DEEDRA DETERMAN: Yeah. That would be good.

-Greg is charging $100. Greg, congratulations.

-You're making five times more, but still less than the competition.

-You figure out how much the customers are willing to pay. That's the first thing. Then we've got to figure out how many hours does it take to produce these wonderful cards? Here's the trick here-- you mentioned it. You said are you going to pay yourself $20 an hour? We have to ask ourselves how much time does it take to do the work? So Greg, if it takes you, man, six hours to make those cards, you're paying yourself $15 an hour. If you doing it in five hours, that's $20 an hour. We need to ask ourselves. If you're watching this right now, you have to ask yourself that question. How much is the customer willing to pay, and how many hours does it take to produce your product or service?

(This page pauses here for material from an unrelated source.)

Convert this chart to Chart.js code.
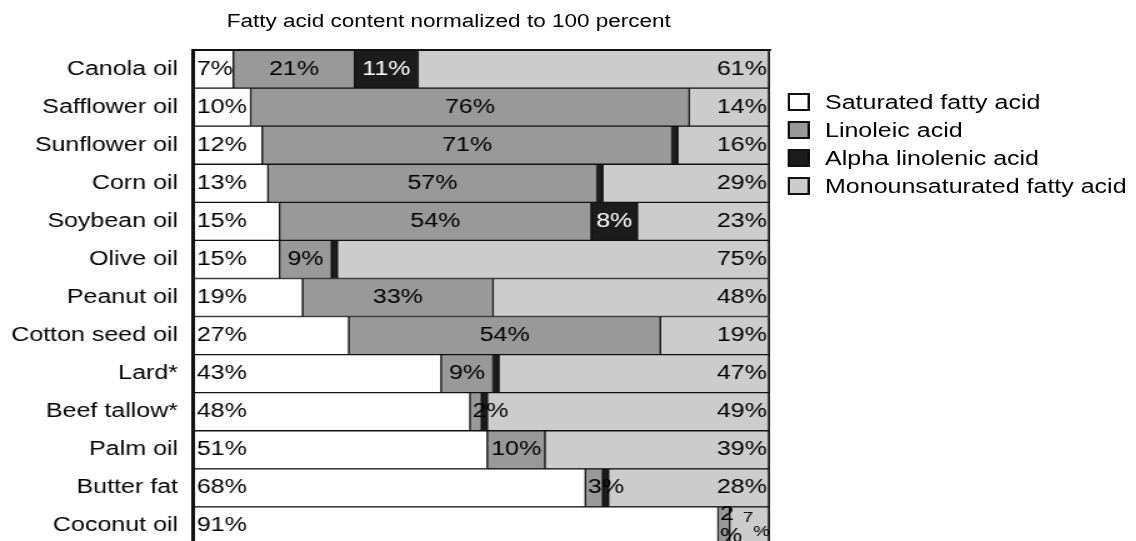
<!DOCTYPE html>
<html>
<head>
<meta charset="utf-8">
<title>Fatty acid content</title>
<script src="https://cdn.jsdelivr.net/npm/chart.js@4/dist/chart.umd.min.js"></script>
<style>
  html, body { margin: 0; padding: 0; background: #fff; }
  body { width: 1136px; height: 541px; overflow: hidden; }
  /* the source picture is stretched sideways, so draw narrow and widen */
  #stage {
    position: relative; width: 909px; height: 569px;
    transform: scaleX(1.25); transform-origin: 0 0;
    font-family: 'Liberation Sans', Arial, sans-serif; color: #000;
  }
  #chart { position: absolute; left: 0; top: 0; }
  #title {
    position: absolute; left: 0; top: 12px; width: 718px;
    text-align: center; font-size: 18px; line-height: 18px; white-space: nowrap;
  }
  #legend { position: absolute; left: 630px; top: 92px; }
  .item { display: flex; align-items: center; height: 20px; margin-bottom: 8px;
          font-size: 20px; line-height: 20px; white-space: nowrap; }
  .swatch { width: 14px; height: 14.5px; border: 2px solid #111; margin-right: 12px; }
</style>
</head>
<body>
<div id="stage">
  <canvas id="chart" width="909" height="569"></canvas>
  <div id="title">Fatty acid content normalized to 100 percent</div>
  <div id="legend"></div>
</div>
<script>
const FONT = "'Liberation Sans', Arial, sans-serif";

const categories = ['Canola oil', 'Safflower oil', 'Sunflower oil', 'Corn oil', 'Soybean oil',
  'Olive oil', 'Peanut oil', 'Cotton seed oil', 'Lard*', 'Beef tallow*', 'Palm oil',
  'Butter fat', 'Coconut oil'];
const saturated       = [7, 10, 12, 13, 15, 15, 19, 27, 43, 48, 51, 68, 91];
const linoleic        = [21, 76, 71, 57, 54, 9, 33, 54, 9, 2, 10, 3, 2];
const alphaLinolenic  = [11, 0, 1, 1, 8, 1, 0, 0, 1, 1, 0, 1, 0];
const monounsaturated = [61, 14, 16, 29, 23, 75, 48, 19, 47, 49, 39, 28, 7];
const seriesNames = ['Saturated fatty acid', 'Linoleic acid', 'Alpha linolenic acid', 'Monounsaturated fatty acid'];
const seriesColors = ['#ffffff', '#999999', '#1c1c1c', '#cccccc'];
// rows where a label too wide for its cell gets broken onto two lines
const stackedRows = ['Coconut oil'];

// percent labels inside the bars
const valueLabels = {
  id: 'valueLabels',
  afterDatasetsDraw(chart) {
    const ctx = chart.ctx;
    ctx.save();
    ctx.textBaseline = 'middle';
    chart.data.datasets.forEach((ds, i) => {
      const meta = chart.getDatasetMeta(i);
      meta.data.forEach((bar, j) => {
        const v = ds.data[j];
        if (v < 2) return;
        const left = Math.min(bar.base, bar.x), right = Math.max(bar.base, bar.x);
        const w = right - left, cy = bar.y;
        const txt = v + '%';
        ctx.fillStyle = i === 2 ? '#fff' : '#000';
        ctx.font = '20px ' + FONT;
        const tw = ctx.measureText(txt).width;

        if (stackedRows.includes(categories[j]) && tw + 6 > w) {
          ctx.textAlign = 'left';
          const num = String(v);
          if (w > 20) {
            ctx.font = '15px ' + FONT;
            const nw = ctx.measureText(num).width;
            ctx.fillText(num, left + 10.5, cy - 8.5);
            ctx.fillText('%', left + 10.5 + nw, cy + 6);
          } else {
            ctx.fillText(num, left + 1.5, cy - 11);
            ctx.fillText('%', left + 1.5, cy + 11);
          }
          return;
        }

        if (i === 0) {
          ctx.textAlign = 'left';
          ctx.fillText(txt, left + 3, cy);
        } else if (i === 3) {
          ctx.textAlign = 'right';
          ctx.fillText(txt, right - 2.5, cy);
        } else if (tw + 4 <= w) {
          ctx.textAlign = 'center';
          ctx.fillText(txt, (left + right) / 2, cy);
        } else {
          ctx.textAlign = 'left';
          ctx.fillText(txt, left + 2, cy);
        }
      });
    });
    ctx.restore();
  }
};

const seriesData = [saturated, linoleic, alphaLinolenic, monounsaturated];
const datasets = seriesData.map((data, i) => ({
  label: seriesNames[i],
  data,
  backgroundColor: seriesColors[i],
  borderColor: '#111',
  borderWidth: { top: 1, bottom: 1, left: 1, right: i === 3 ? 2 : 1 },
  borderSkipped: false,
  barPercentage: 1,
  categoryPercentage: 1
}));

Chart.defaults.font.family = FONT;
Chart.defaults.color = '#000';

new Chart(document.getElementById('chart').getContext('2d'), {
  type: 'bar',
  data: { labels: categories, datasets },
  options: {
    indexAxis: 'y',
    responsive: false,
    animation: false,
    layout: { autoPadding: false, padding: { top: 50, right: 293, bottom: 1, left: 0 } },
    plugins: { legend: { display: false }, title: { display: false }, tooltip: { enabled: false } },
    scales: {
      x: {
        stacked: true, min: 0, max: 100, position: 'top',
        ticks: { display: false },
        grid: { display: false, drawTicks: false },
        border: { display: true, color: '#111', width: 2, z: 1 }
      },
      y: {
        stacked: true,
        ticks: { color: '#000', font: { size: 20 }, padding: 12, autoSkip: false },
        grid: { display: false, drawTicks: false },
        border: { display: true, color: '#111', width: 3, z: 1 },
        afterFit(scale) { scale.width = 154.4; }
      }
    }
  },
  plugins: [valueLabels]
});

// legend built from the same series names/colours
const legendEl = document.getElementById('legend');
seriesNames.forEach((name, i) => {
  const item = document.createElement('div');
  item.className = 'item';
  const sw = document.createElement('span');
  sw.className = 'swatch';
  sw.style.background = seriesColors[i];
  item.appendChild(sw);
  item.appendChild(document.createTextNode(name));
  legendEl.appendChild(item);
});
</script>
</body>
</html>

Featured Coaching Excerpt - Notes & Transcript, Part 3
  • Ask Yourself: How many clients can you service in a week?
  • Lesson Nugget: (The amount you make per deal) x (The amount of customers you can handle) = The amount of money you can possibly make in a week.
  • Lesson Nugget: If you aren't making enough money, you either need to get more deals (get more work) or charge more per deal.
  • Lesson Nugget: Based on the experiences of other successful people, it is not possible to succeed in a new business working only 40 hours a week.

[MUSIC PLAYING]

-Now onto the next one-- is now how many clients can use service in a week? So under Greg's model, if our main man Greg, if every time that you deliver cards for $100 up here-- $100. If every time you do those $100 cards, if it takes you all day-- all day, Greg, to make those sweet cards-- the most you can make in a week would be? Is $600? I mean, you work six days a week, or five?

-Five, yeah.

CLAY CLARK: So Greg, I mean the most you can make right now is $500 if that's what you charge per, so we need to ask ourselves then. So let's just pretend, Deedra, that you were the owner of Greg's. It's this weird deal. You did a hostile takeover. You're now in charge of Greg's, and you knew the most you can make is $500. Real talk-- what would you do?

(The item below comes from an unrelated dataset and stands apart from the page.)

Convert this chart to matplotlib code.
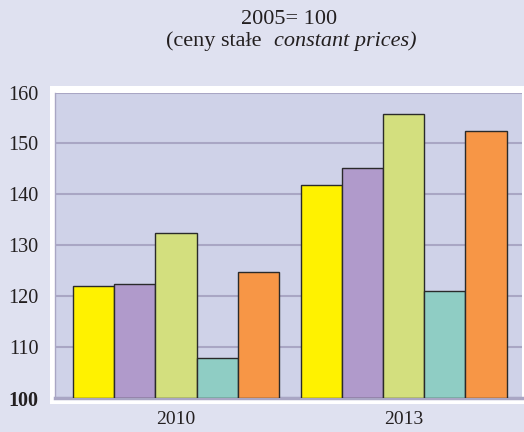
import matplotlib.pyplot as plt
from matplotlib.patches import Rectangle
import numpy as np

years = ["2010", "2013"]
yellow = [122.0, 141.8]
purple = [122.5, 145.2]
green = [132.5, 155.7]
teal = [108.0, 121.1]
orange = [124.7, 152.4]
series = [yellow, purple, green, teal, orange]
colors = ["#FFF200", "#B09ACB", "#D3DF7E", "#8FCDC4", "#F79646"]
yticks = [100, 110, 120, 130, 140, 150, 160]

plt.rcParams['font.family'] = 'Liberation Serif'

fig = plt.figure(figsize=(5.24, 4.32), dpi=100)
fig.patch.set_facecolor("#DFE1F0")

# white frame behind the plot area
fig.patches.append(Rectangle((50/524, 1 - 404/432), 1, (404 - 86)/432,
                             transform=fig.transFigure, facecolor="white",
                             edgecolor="none", zorder=-1))

ax = fig.add_axes([55/524, 1 - 398.3/432, (522 - 55)/524, (398.3 - 92.5)/432])
ax.set_zorder(1)
ax.set_facecolor("#CFD2E8")

x = np.arange(len(years))
w = 0.181
for i, vals in enumerate(series):
    ax.bar(x + (i - 2) * w, np.array(vals) - 100, bottom=100, width=w,
           color=colors[i], edgecolor="#2a2a2a", linewidth=1.0, zorder=3)

ax.set_ylim(100, 160)
ax.set_xlim(-0.531, 1.52)
ax.set_yticks(yticks)
ax.set_yticklabels([str(t) for t in yticks], fontsize=14.5, color="#231f20")
ax.get_yticklabels()[0].set_fontweight("bold")
ax.set_xticks(x)
ax.set_xticklabels(years, fontsize=14, color="#231f20")
ax.tick_params(axis="y", length=0, pad=12)
ax.tick_params(axis="x", length=0, pad=9.5)
ax.grid(axis="y", color="#A9A6C4", linewidth=1.5, zorder=0)
ax.set_axisbelow(True)
for s in ["top", "right"]:
    ax.spines[s].set_visible(False)
ax.spines["left"].set_color("#A9A6C4")
ax.spines["left"].set_linewidth(1.0)
ax.spines["bottom"].set_color("#A9A6C4")
ax.spines["bottom"].set_linewidth(2.5)

fig.text(289/524, 1 - 19/432, "2005= 100", ha="center", va="center",
         fontsize=16, color="#231f20")
fig.text(261/524, 1 - 41/432, "(ceny stałe", ha="right", va="center",
         fontsize=16, color="#231f20")
fig.text(274/524, 1 - 41/432, "constant prices)", ha="left", va="center",
         fontsize=16, style="italic", color="#231f20")

plt.savefig("out.png", dpi=100, facecolor=fig.get_facecolor())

DEEDRA DETERMAN: to get faster.

CLAY CLARK: Faster. You need to get faster.

-Get faster or hire somebody that he can have that helps that maybe is not making $100 an hour, someone that can help him that has the skills [INAUDIBLE].

-Hopefully I'm helping somebody here, but I met a guy years ago who was chronically under employed, living with the parents, rocking almost 40-- almost 40, living mom and dad. Rough deal-- and I talked to him. He was a very creative guy, and he always like, you know, man? For me, I could do a card. I could pour my heart into it. It's I don't want anything out there with my name on it. I'm like, well, your name's not on it. It's in our company. Well, the thing that I made, unless I just love it. So sometimes it takes me a week to make a card. And I'm going, well you're going to have to either charge $1,000 for every card or go faster. That's it.

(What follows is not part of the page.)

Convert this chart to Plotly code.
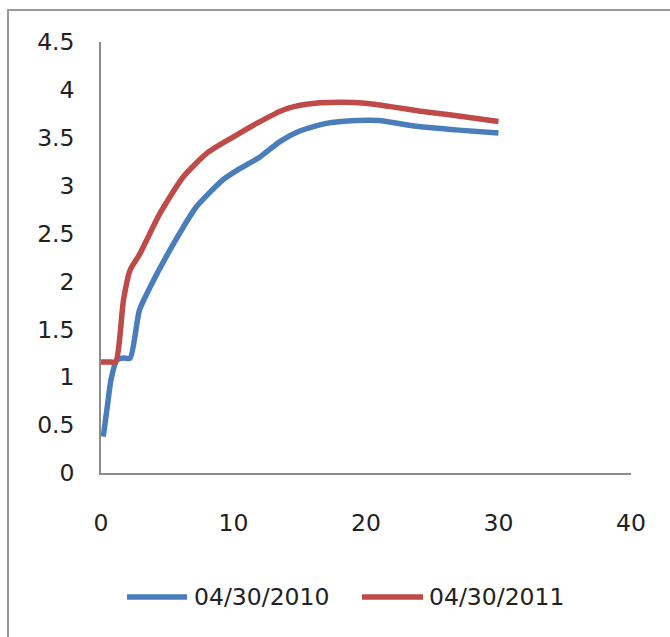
import plotly.graph_objects as go

# Yield curve readings for two dates (maturity in years vs. yield in %)
maturity_2010 = [0.17, 0.5, 0.75, 1.2, 1.7, 2.2, 2.9, 3.7, 5.5, 7.2, 9.2, 10.5, 12.0, 13.5, 15.0,
                 17.0, 19.3, 21.0, 23.8, 27.0, 30.0]
yield_2010 = [0.38, 0.72, 0.97, 1.18, 1.20, 1.20, 1.70, 1.94, 2.40, 2.78, 3.06, 3.18, 3.30, 3.46, 3.57,
              3.65, 3.68, 3.68, 3.62, 3.58, 3.55]

maturity_2011 = [0.0, 0.6, 1.1, 1.7, 2.2, 2.9, 4.45, 6.2, 8.0, 10.0, 11.75, 13.75, 15.5, 18.0, 20.0,
                 22.1, 24.0, 26.3, 30.0]
yield_2011 = [1.16, 1.16, 1.16, 1.81, 2.12, 2.28, 2.71, 3.09, 3.34, 3.51, 3.65, 3.79, 3.85, 3.87, 3.86,
              3.82, 3.78, 3.74, 3.67]

series_names = ["04/30/2010", "04/30/2011"]
series_colors = ["#4a7ebb", "#be4b48"]

x_ticks = [0, 10, 20, 30, 40]
y_ticks = [0, 0.5, 1, 1.5, 2, 2.5, 3, 3.5, 4, 4.5]
y_tick_text = ["0", "0.5", "1", "1.5", "2", "2.5", "3", "3.5", "4", "4.5"]

FONT = dict(family="DejaVu Sans", size=23.5, color="#222222")
W, H = 670, 637
L, R, T, B = 101, 39, 42, 164
plot_w, plot_h = W - L - R, H - T - B


def px_x(px):
    return (px - L) / plot_w


def px_y(py):
    return (H - B - py) / plot_h


fig = go.Figure()
for xs, ys, name, color in zip([maturity_2010, maturity_2011], [yield_2010, yield_2011],
                               series_names, series_colors):
    fig.add_trace(go.Scatter(
        x=xs, y=ys, name=name, mode="lines",
        line=dict(color=color, width=5.5, shape="spline", smoothing=0.6),
        showlegend=False,
    ))

# Outer chart border (top and left edges visible)
fig.add_shape(type="rect", xref="paper", yref="paper",
              x0=px_x(8), x1=px_x(720), y0=px_y(700), y1=px_y(10),
              line=dict(color="#9a9a9a", width=2), fillcolor="rgba(0,0,0,0)", layer="below")

# Legend drawn below the plot with long line samples
legend_y = px_y(597)
legend_items = [(127, 187, 192), (362, 423, 427)]
for (x0, x1, tx), name, color in zip(legend_items, series_names, series_colors):
    fig.add_shape(type="line", xref="paper", yref="paper",
                  x0=px_x(x0), x1=px_x(x1), y0=legend_y, y1=legend_y,
                  line=dict(color=color, width=5.5))
    fig.add_annotation(xref="paper", yref="paper", x=px_x(tx), y=legend_y,
                       text=name, showarrow=False, xanchor="left", yanchor="middle",
                       font=FONT)

fig.update_xaxes(range=[0, 40], tickvals=x_ticks, showgrid=False, zeroline=False,
                 showline=True, linecolor="#8c8c8c", linewidth=1.5,
                 ticks="", ticklabelstandoff=28, tickfont=FONT)
fig.update_yaxes(range=[0, 4.5], tickvals=y_ticks, ticktext=y_tick_text, showgrid=False,
                 zeroline=False, showline=True, linecolor="#8c8c8c", linewidth=1.5,
                 ticks="", ticklabelstandoff=20, tickfont=FONT)

fig.update_layout(
    width=W, height=H,
    margin=dict(l=L, r=R, t=T, b=B, pad=0),
    plot_bgcolor="white", paper_bgcolor="white",
    font=FONT,
)

fig.write_html("out.html")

-It's hard with creativity. I know. Pump it out.

-I once dealt with a business where the maximum number of products they could make in a week was eight, and they refused to charge more than $500 per item. So it's like, well, then you have to make more or charge more. There's no real-- so this is how it works. This is the brass tacks. So then we go in here, and we say, how many hours does it take to do that? We got into that, and now we're going into the monthly expenses, because, Greg-- you know, Greg, there's expenses. So I'm going to go ahead, and I'm going to kind of make a new slide here. Let's see if I can do it. Little technical difficulty here. We have a middle aged man trying to use a new piece of technology. Thank you.

So here we go. So let's get into the real talk. So Greg now is charging $100 for a card. I'm going to say per project for his graphic design company. That's the most he's-- and now he's sped up things a little bit. So he can do two a day. Two per day. That's going to give our main man Greg total income every day of $200. Cool, except for he does it five days a week. Did you work five days a week when you started 918moms? Are you being real?

DEEDRA DETERMAN: probably worked more than that.

CLAY CLARK: You did. How many hours?

-A lot. A lot in the beginning. If you look up the guy who started Tesla Motors, he basically explains that nothing can be done in 40 hours. It's not possible to start a company. If you read the writings of, like, I don't know, the Bible, it talks about the earth was made Monday, Tuesday, Wednesday, Thursday, Friday, Saturday, and on Sunday they rested, the idea being it took six days. Throwing it out there. Whether you believe in the Bible or Tesla Motors, you need to work. You can't do it in 40 hours. So really he's probably going six days.

-Six in the beginning.

CLAY CLARK: OK, so he's going six. So Greg, congratulations. [INAUDIBLE], Greg. $1,200 is the total amount of money coming in. So now we get into this next part here. This is the money coming in. We'll call this income, and then there's out. So we're going to get into this here, Greg. Greg, my main man. What are your expenses, Gregory? So let's be real specific. It's Greg's design company. Now Greg, sweet gig. Remember, he's got this box. Greg's got this sweet deal going where this is Greg, and this is where he's-- here he is. Greg is able to sublease some space from his mom. So he's now in the mom's garage. So this right here really doesn't cost any money, because he's a lucky dude.